Газета Завтра 524 (49 2003) | страница 63
Конечно, и не только сюртук, но ваши руки, ваша голова — не ваша собственность. Ну уж нет, нет! Я не хочу оставаться без головы! Я буду защищаться! Если вам это неприятно, то я скажу так: мои руки и моя голова мне не принадлежат.
Дерулед задумывается. Просит одолжить голову. Хотя бы на месяц.
Идут на покос, гость хочет поговорить с косцами. Косят сыновья, гости, мужики; жена, дочери Толстого, бабы гребут сено; ежегодная страда; косят за вдов, стариков, больных, которые сами косить не могут. В страду Толстой проводит в поле весь день. Даже в годы работы над "Войной и миром", "Анной Карениной" летом он почти не пишет.
Дерулед видит старика, просит Толстого перевести ему свой план: с двух сторон сжать находящегося в середине меж русскими и французами немца. Дерулед сжимает Прокофия руками с обеих сторон. Прокофий говорит: приходи косить и присылай немца. Вид упитанного француза в длинном пальто, визиты военно-морских эскадр, приветствуемые Федоровым, говорят Толстому о приготовлении Европы к большой войне.

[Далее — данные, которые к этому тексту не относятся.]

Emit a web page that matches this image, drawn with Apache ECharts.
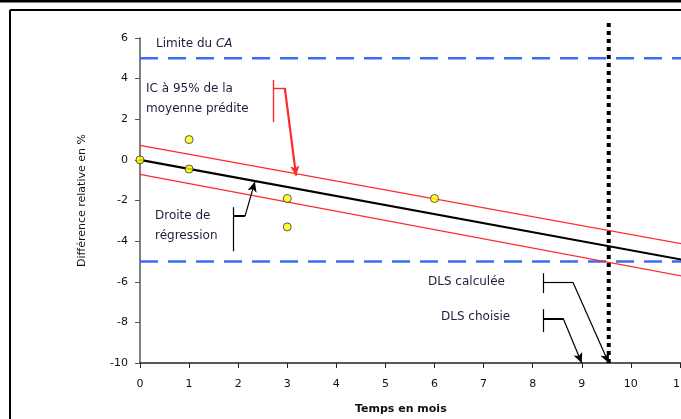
<!DOCTYPE html>
<html>
<head>
<meta charset="utf-8">
<script src="https://cdn.jsdelivr.net/npm/echarts@6/dist/echarts.min.js"></script>
<style>
  html, body { margin: 0; padding: 0; background: #fff; }
  #chart { width: 681px; height: 419px; }
</style>
</head>
<body>
<div id="chart"></div>
<script>
  // points mesurés
  var months = [0, 1, 1, 3, 3, 6];
  var diffs = [0, 1.0, -0.45, -1.9, -3.3, -1.9];
  // droite de régression et IC 95%
  var fitX = [0, 12];
  var fitY = [0, -5.34];
  var upperY = [0.71, -4.55];
  var lowerY = [-0.71, -6.15];
  // limites du CA
  var limits = [5, -5];
  // DLS
  var dlsCalc = 9.55;
  var dlsChoisie = 9;
  var dlsTop = 6.75;

  var font = '"DejaVu Sans", sans-serif';
  var textCol = '#1e1e3c';
  var red = '#ff2a2a';

  function pairs(xs, ys) {
    return xs.map(function(x, i) { return [x, ys[i]]; });
  }
  function seg(a, b, style, arrow) {
    return [
      { coord: a, lineStyle: style, symbol: 'none' },
      { coord: b, symbol: arrow ? 'arrow' : 'none', symbolSize: arrow ? [7, 10] : 0 }
    ];
  }
  function note(x, y, txt) {
    return { type: 'text', left: x, top: y, silent: true, style: { text: txt, fill: textCol, font: '12px ' + font } };
  }

  var chart = echarts.init(document.getElementById('chart'));
  var option = {
    animation: false,
    grid: { left: 140, top: 38, right: -48, bottom: 56, containLabel: false, outerBoundsMode: 'none' },
    xAxis: {
      type: 'value', min: 0, max: 12, interval: 1,
      axisLine: { onZero: false, lineStyle: { color: '#222', width: 1.5 } },
      axisTick: { length: 5, lineStyle: { color: '#222' } },
      axisLabel: { margin: 16, color: '#111', fontFamily: font, fontSize: 11 },
      splitLine: { show: false }
    },
    yAxis: {
      type: 'value', min: -10, max: 6, interval: 2,
      name: 'Différence relative en %', nameLocation: 'middle', nameGap: 52, nameRotate: 90,
      nameTextStyle: { color: '#111', fontFamily: font, fontSize: 11 },
      axisLine: { show: true, lineStyle: { color: '#555', width: 1.5 } },
      axisTick: { show: true, length: 5, lineStyle: { color: '#555' } },
      axisLabel: { margin: 12, color: '#111', fontFamily: font, fontSize: 11 },
      splitLine: { show: false }
    },
    series: [
      {
        type: 'line', data: [[0, limits[0]], [12, limits[0]]], symbol: 'none', silent: true,
        lineStyle: { color: '#3b6cf2', width: 2.5, type: [18, 10] }
      },
      {
        type: 'line', data: [[0, limits[1]], [12, limits[1]]], symbol: 'none', silent: true,
        lineStyle: { color: '#3b6cf2', width: 2.5, type: [18, 10] }
      },
      {
        type: 'line', data: pairs(fitX, upperY), symbol: 'none', silent: true,
        lineStyle: { color: red, width: 1.2 }
      },
      {
        type: 'line', data: pairs(fitX, lowerY), symbol: 'none', silent: true,
        lineStyle: { color: red, width: 1.2 }
      },
      {
        type: 'line', data: pairs(fitX, fitY), symbol: 'none', silent: true,
        lineStyle: { color: '#000', width: 2.2 }
      },
      {
        type: 'line', data: [[dlsCalc, -10], [dlsCalc, dlsTop]], symbol: 'none', silent: true, clip: false,
        lineStyle: { color: '#000', width: 4, type: [4, 4] }, z: 5
      },
      {
        type: 'scatter', data: pairs(months, diffs), symbolSize: 8, silent: true,
        itemStyle: { color: '#ffff00', borderColor: '#333', borderWidth: 1 }, z: 6
      },
      {
        // flèches d'annotation
        type: 'line', data: [], silent: true,
        markLine: {
          silent: true, animation: false, label: { show: false },
          symbol: ['none', 'none'],
          lineStyle: { color: '#000', width: 1, type: 'solid' },
          data: [
            // IC 95%
            seg([2.71, 3.93], [2.71, 1.86], { color: red, width: 1.4 }),
            seg([2.71, 3.54], [2.95, 3.54], { color: red, width: 1.4 }),
            seg([2.95, 3.54], [3.18, -0.78], { color: red, width: 2.2 }, true),
            // régression
            seg([1.91, -2.33], [1.91, -4.5], { color: '#000', width: 1.2 }),
            seg([1.91, -2.77], [2.14, -2.77], { color: '#000', width: 2 }),
            seg([2.14, -2.77], [2.34, -1.08], { color: '#000', width: 1.2 }, true),
            // DLS calculée
            seg([8.21, -5.58], [8.21, -6.56], { color: '#000', width: 1.2 }),
            seg([8.21, -6.02], [8.82, -6.02], { color: '#000', width: 1.2 }),
            seg([8.82, -6.02], [dlsCalc, -10], { color: '#000', width: 1.2 }, true),
            // DLS choisie
            seg([8.21, -7.35], [8.21, -8.48], { color: '#000', width: 1.2 }),
            seg([8.21, -7.8], [8.62, -7.8], { color: '#000', width: 2 }),
            seg([8.62, -7.8], [dlsChoisie, -10], { color: '#000', width: 1.2 }, true)
          ]
        }
      }
    ],
    graphic: [
      { type: 'rect', shape: { x: 0, y: 0, width: 681, height: 2.5 }, style: { fill: '#000' }, silent: true },
      { type: 'line', shape: { x1: 10, y1: 10, x2: 681, y2: 10 }, style: { stroke: '#000', lineWidth: 2 }, silent: true },
      { type: 'line', shape: { x1: 10, y1: 10, x2: 10, y2: 419 }, style: { stroke: '#000', lineWidth: 2 }, silent: true },
      {
        type: 'text', left: 156, top: 38, silent: true,
        style: {
          text: 'Limite du {i|CA}', fill: textCol, font: '12px ' + font,
          rich: { i: { fontStyle: 'italic', fontSize: 12, fontFamily: font, fill: textCol } }
        }
      },
      note(146, 83, 'IC à 95% de la'),
      note(146, 103, 'moyenne prédite'),
      note(155, 210, 'Droite de'),
      note(155, 230, 'régression'),
      note(428, 276, 'DLS calculée'),
      note(441, 311, 'DLS choisie'),
      { type: 'text', left: 355, top: 404, silent: true, style: { text: 'Temps en mois', fill: '#111', font: 'bold 11px ' + font } }
    ]
  };
  chart.setOption(option);
</script>
</body>
</html>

Он пытается писать "Воззвание" или "Манифест". Ему голос говорил, что настало время обличить зло мира, нельзя медлить и откладывать, нечего бояться, нечего обдумывать, как и что сказать, жизнь не дожидается, она на исходе и всякую минуту может оборваться. На мировом съезде утвердили решение судьи о заключении двух женщин в острог за подол травы, эта шайка разбойников судьи, министры, цари, чтобы получать деньги, губят людей.
Жизнь, та форма жизни, которой живем теперь мы, христианские народы, должна быть разрушена, говорил я и буду твердить до тех. пор, пока она будет разрушена. Я умру, может быть, пока она не будет еще разрушена, но я не один, со мной стоят сотни тысяч людей, со мной стоит истина. И она будет разрушена, и очень скоро. Она будет разрушена не потому, что ее разрушат революционеры, анархисты, рабочие, социалисты, японцы или китайцы, а она будет разрушена потому, что она уже разрушена на главную половину — она разрушена в сознании людей.
Федоров обеспокоен, что вопрос о бедных и богатых возбудит вражду и заслонит главное зло мира и причину всех бед: бездушный мир природы, в котором господствует хаос, ведущий к вырождению и вымиранию. Толстой не возражает: только он думает, что такая цивилизация, которая не "проверяется массами" и не служит им, не нужна. Существующая же цивилизация не допустит обсуждения федоровского проекта. Она калечит людей, так что большинство и не в состоянии обсуждать никакие проекты. Слова Толстого услышаны и поняты; так как гуманитарии содержатся преимущественно затем, "чтобы доказывать то, что существующий строй жизни есть тот самый, который должен быть, который произошел и продолжает существовать по неизменным, не подлежащим человеческой воле законам, и что поэтому всякая попытка нарушения его незаконна и бесполезна" (Толстой. Трактат об искусстве), то их задачей в XX веке стало недопущение Федорова и Платонова до читателя. Так как с Толстым уже ничего не сделаешь, то задача была выработка толкований. Сначала, что Толстой гениальный художник, обличитель царизма, но плохой публицист; В.Б.Шкловский и Л.Я.Гинзбург мило шутили: старик в конце жизни чудил.